» YOUR OBJECTIVE: Skipping all pictures, set down the lines of the listing from the first through the one with "const yTicks = [0.00, 0.10, 0.20, 0.30, 0.40, 0.50];".

» PROVIDED DATA:

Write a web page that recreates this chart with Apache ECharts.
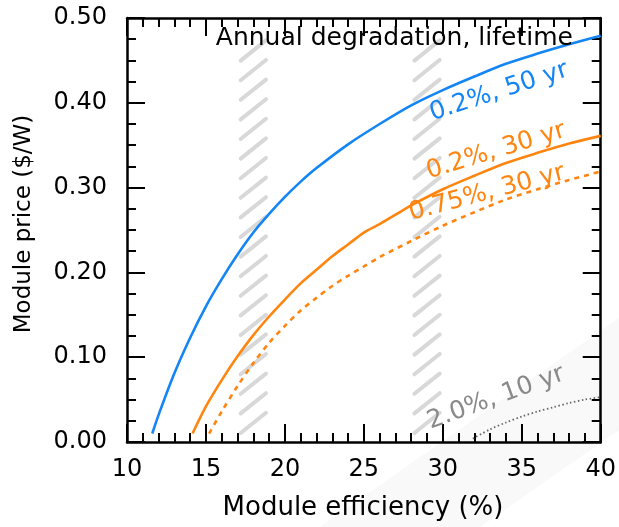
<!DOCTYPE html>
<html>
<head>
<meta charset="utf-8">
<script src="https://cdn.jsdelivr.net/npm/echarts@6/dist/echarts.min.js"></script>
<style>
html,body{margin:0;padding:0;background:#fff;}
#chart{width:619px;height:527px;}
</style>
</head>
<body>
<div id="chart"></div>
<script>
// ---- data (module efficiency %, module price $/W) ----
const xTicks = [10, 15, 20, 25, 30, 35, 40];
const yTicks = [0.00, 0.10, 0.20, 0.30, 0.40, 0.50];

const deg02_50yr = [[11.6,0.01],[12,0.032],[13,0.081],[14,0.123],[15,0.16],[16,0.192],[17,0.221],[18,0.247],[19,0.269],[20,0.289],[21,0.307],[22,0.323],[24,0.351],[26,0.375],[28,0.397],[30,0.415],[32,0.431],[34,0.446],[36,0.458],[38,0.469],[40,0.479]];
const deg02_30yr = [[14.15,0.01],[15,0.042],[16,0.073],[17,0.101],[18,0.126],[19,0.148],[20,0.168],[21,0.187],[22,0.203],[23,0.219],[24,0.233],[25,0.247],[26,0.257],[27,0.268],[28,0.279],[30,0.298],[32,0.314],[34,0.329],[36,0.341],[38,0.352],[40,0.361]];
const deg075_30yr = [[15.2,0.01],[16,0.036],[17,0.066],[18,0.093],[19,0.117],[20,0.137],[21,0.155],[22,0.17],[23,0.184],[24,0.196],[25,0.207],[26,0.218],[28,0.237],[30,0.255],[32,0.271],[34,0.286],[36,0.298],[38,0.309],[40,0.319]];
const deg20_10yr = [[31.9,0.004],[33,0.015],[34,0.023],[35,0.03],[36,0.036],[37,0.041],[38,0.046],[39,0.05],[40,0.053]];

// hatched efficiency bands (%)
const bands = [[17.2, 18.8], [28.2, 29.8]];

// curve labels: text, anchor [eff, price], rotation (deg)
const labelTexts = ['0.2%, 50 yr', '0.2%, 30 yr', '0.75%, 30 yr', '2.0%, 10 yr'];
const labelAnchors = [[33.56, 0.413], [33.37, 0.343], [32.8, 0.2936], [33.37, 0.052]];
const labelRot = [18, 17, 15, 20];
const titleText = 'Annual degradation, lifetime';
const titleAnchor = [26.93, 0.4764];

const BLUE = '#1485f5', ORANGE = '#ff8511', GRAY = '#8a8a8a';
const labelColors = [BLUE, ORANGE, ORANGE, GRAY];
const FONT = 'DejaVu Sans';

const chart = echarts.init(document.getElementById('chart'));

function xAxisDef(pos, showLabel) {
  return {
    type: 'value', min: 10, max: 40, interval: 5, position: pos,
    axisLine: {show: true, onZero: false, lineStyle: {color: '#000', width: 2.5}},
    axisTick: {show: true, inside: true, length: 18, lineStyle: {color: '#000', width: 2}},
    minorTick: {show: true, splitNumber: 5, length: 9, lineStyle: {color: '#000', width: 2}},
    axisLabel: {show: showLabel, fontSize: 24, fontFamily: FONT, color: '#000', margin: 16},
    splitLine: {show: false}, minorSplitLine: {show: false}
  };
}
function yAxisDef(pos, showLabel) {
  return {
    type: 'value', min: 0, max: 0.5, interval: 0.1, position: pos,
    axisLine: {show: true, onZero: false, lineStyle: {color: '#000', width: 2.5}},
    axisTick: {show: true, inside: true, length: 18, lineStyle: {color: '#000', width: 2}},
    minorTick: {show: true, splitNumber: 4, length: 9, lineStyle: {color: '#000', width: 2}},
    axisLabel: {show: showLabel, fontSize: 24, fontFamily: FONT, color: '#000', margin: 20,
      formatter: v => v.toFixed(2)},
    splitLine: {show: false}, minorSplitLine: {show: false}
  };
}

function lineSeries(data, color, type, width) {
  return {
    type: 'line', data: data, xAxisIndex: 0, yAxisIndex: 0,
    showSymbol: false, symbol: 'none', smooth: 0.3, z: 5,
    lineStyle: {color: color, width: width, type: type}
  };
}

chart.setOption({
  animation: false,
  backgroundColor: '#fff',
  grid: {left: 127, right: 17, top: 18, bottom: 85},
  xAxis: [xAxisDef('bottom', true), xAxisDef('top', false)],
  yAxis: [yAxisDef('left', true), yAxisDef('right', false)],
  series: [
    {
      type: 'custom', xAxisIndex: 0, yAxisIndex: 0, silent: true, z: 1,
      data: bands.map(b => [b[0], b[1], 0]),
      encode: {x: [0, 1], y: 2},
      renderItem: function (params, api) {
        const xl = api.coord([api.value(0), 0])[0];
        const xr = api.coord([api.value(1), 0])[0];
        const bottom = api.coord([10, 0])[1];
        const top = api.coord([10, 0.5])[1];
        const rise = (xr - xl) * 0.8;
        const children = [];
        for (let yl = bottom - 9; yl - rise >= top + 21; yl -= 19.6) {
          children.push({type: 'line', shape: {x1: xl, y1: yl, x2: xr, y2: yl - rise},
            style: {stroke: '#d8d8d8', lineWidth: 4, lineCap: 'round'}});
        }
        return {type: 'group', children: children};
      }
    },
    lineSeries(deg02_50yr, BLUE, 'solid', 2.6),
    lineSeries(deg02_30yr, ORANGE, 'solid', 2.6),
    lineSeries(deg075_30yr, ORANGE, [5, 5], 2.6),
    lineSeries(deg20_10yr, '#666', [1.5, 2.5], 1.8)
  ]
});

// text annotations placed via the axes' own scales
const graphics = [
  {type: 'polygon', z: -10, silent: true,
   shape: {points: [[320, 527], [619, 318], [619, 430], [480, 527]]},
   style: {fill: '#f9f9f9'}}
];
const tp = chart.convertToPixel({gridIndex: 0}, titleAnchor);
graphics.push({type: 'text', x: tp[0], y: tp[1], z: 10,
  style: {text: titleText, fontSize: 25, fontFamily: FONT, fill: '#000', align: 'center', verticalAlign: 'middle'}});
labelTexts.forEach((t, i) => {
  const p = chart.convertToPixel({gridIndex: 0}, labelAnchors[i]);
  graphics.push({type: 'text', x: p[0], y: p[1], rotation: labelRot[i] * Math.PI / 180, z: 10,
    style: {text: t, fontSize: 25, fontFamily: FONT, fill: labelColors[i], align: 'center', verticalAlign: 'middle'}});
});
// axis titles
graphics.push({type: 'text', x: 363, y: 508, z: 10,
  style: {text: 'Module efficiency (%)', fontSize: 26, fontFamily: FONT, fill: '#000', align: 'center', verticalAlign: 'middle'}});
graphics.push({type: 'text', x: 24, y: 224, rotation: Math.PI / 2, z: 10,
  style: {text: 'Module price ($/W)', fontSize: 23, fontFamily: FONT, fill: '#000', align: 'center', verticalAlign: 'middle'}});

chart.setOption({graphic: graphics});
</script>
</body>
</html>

» SOLUTION:
Write a web page that recreates this chart with Apache ECharts.
<!DOCTYPE html>
<html>
<head>
<meta charset="utf-8">
<script src="https://cdn.jsdelivr.net/npm/echarts@6/dist/echarts.min.js"></script>
<style>
html,body{margin:0;padding:0;background:#fff;}
#chart{width:619px;height:527px;}
</style>
</head>
<body>
<div id="chart"></div>
<script>
// ---- data (module efficiency %, module price $/W) ----
const xTicks = [10, 15, 20, 25, 30, 35, 40];
const yTicks = [0.00, 0.10, 0.20, 0.30, 0.40, 0.50];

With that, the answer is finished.